Zur Eröffnung der Spielzeit setzt das Landestheater Schwaben auf eine heitere Sicht auf die unangenehmen Dinge, die unsere Gesellschaft gegenwärtig belasten. Die bissige Komödie „Bezahlt wird nicht“ des italienischen Autors Dario Fo von 1974 spricht Probleme an, die auch heute wieder sehr aktuell sind: Preissteigerungen wegen der Ölkrise, drohende Verlagerung der industriellen Produktion, steigende Kreditzinsen. Der Schauspieler, Theatermacher und Literaturnobelpreisträger schafft es, gesellschaftliche Härten und ernüchternde Realitäten mit aufbauendem Humor und befreiender Fantasie zu verbinden. Dem Ensemble der Landesbühne unter der Regie von Tobias Sosinka gelingt diese Verbindung nicht so gut. Die fünf Schauspieler können dennoch in dem zweieinhalbstündigen Abend einige komische Höhepunkte setzten.

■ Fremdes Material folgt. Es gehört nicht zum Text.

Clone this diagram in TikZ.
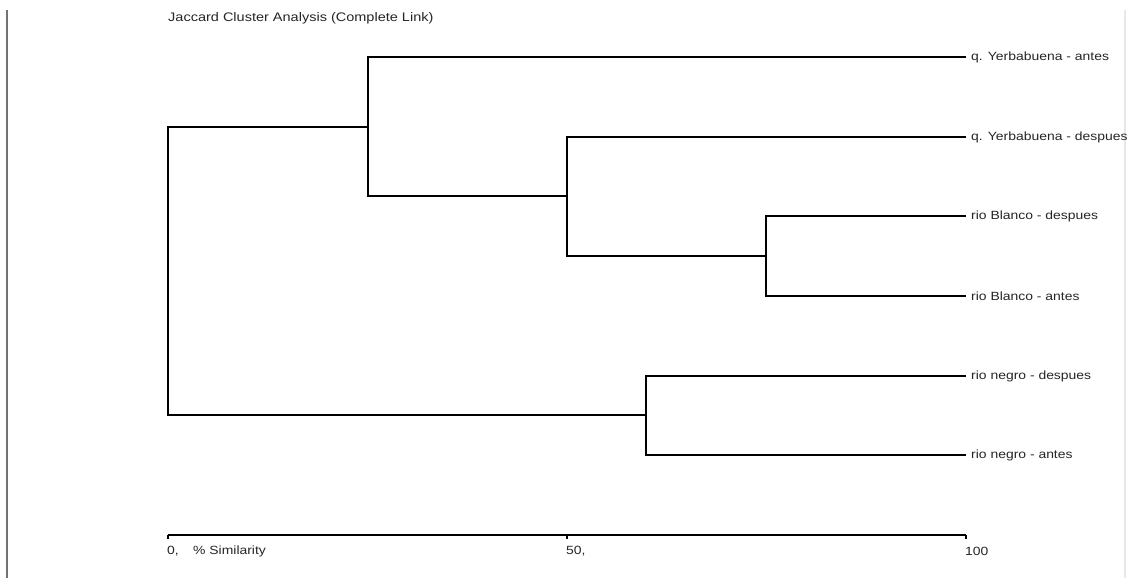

Bei einem spontanen Protest gegen Inflation und Preistreiberei beschließen Frauen in einem Supermarkt, überhaupt nichts mehr für die Waren zu bezahlen. Unter ihnen auch die arbeitslose Antonia, die soviel wie möglich zusammenrafft und sich mit einem Haufen Tüten davon macht. Mirjam Smejkal spielt sie selbstbewusst, hart und kämpferisch. Endlich ist wieder etwas zum Essen auf dem Tisch, doch was wird ihr gesetzestreuer Ehemann Giovanni dazu sagen? Unfreiwillig in die anarchische Aktion hineingezogen wird ihre Freundin Margherita (Flurina Carla Schlegel), die ihr beim Verstecken der erbeuteten Waren hilft. Einiges davon landet im Mantel von Margherita, die daraufhin ziemlich schwanger wirkt, als sie dem überraschend heimkehrenden Ehemann von Antonia begegnet. Aus dieser scheinbaren Schwangerschaft erwächst ein turbulentes Durcheinander, das nebenbei noch den Kapitalismus kritisiert.
Oft ist die Komik beim Spielzeitauftakt am Landestheater Memmingen fahrig und zu kindlich
Thorsten Hamer spielt den aufrichtigen und akribisch auf Einhaltung von Legalität bedachten Ehemann Giovanni. Mit seinem Sinn für Timing und gut gesetzte Pointen trägt er die Komik des Stückes. Ihm gelingt ein grandioser Moment, als Giovanni der Hunger plagt. In der Eile hat Antonia im Supermarkt nur Tiernahrung eingepackt. Hamers wortloser, mit sich ringender Blick auf die Dose Hundefutter ist schreiend komisch. Warum aber der Schauspieler als Einziger eine stimmungstötende Perücke tragen muss, erschließt sich nicht.
Ansonsten ist die Komik fahrig und zu kindlich. Zwar bringt André Stuchlik mit seiner Verkörperung von Wachtmeister, Carabiniere, Bestatter und alter Schwiegervater einige kontrastreiche Figuren auf die Bühne. Doch die Witzigkeit erscheint an manchen Stellen angestrengt und gewollt. Der Humor entsteht nicht aus dem Schmerz und der Wut über real bedrängende Umstände. Man spürt zu wenig vom existenziellen Fundament, das ins Rutschen geraten ist. Gerade aus der im Kern ernsthaften Verhandlung von Problemen bezieht Dario Fo's Satire seine Schärfe, die Regisseur Sosinka jedoch verschenkt. Sie war auch am Schluss nicht mehr herzustellen, als werktreu dem Stück folgend das Bild „Der Vierte Stand“ von Pellizza da Volpedo auf die Bühne geschoben wurde. Die gutgemeinten Wünsche der Schauspieler nach einer besseren und gerechteren Welt voller Lachen, Singen und befriedigender Arbeit wirkten vor dem sozialrevolutionären Bild von 1901 etwas hilflos. Vielleicht sind die Umstände noch nicht brennend genug, damit der innere Protest dagegen zündet.
Die irrwitzige Satire „Bezahlt wird nicht“ hielt jedoch genügend saftige Momente und groteske Situationen bereit, um das Publikum zum Lachen zu bringen. Am Ende gab es lange anhaltenden Applaus.
Weitere Termine am Landestheater Memmingen am 13. und 14. Oktober sowie am 10. und 11. April.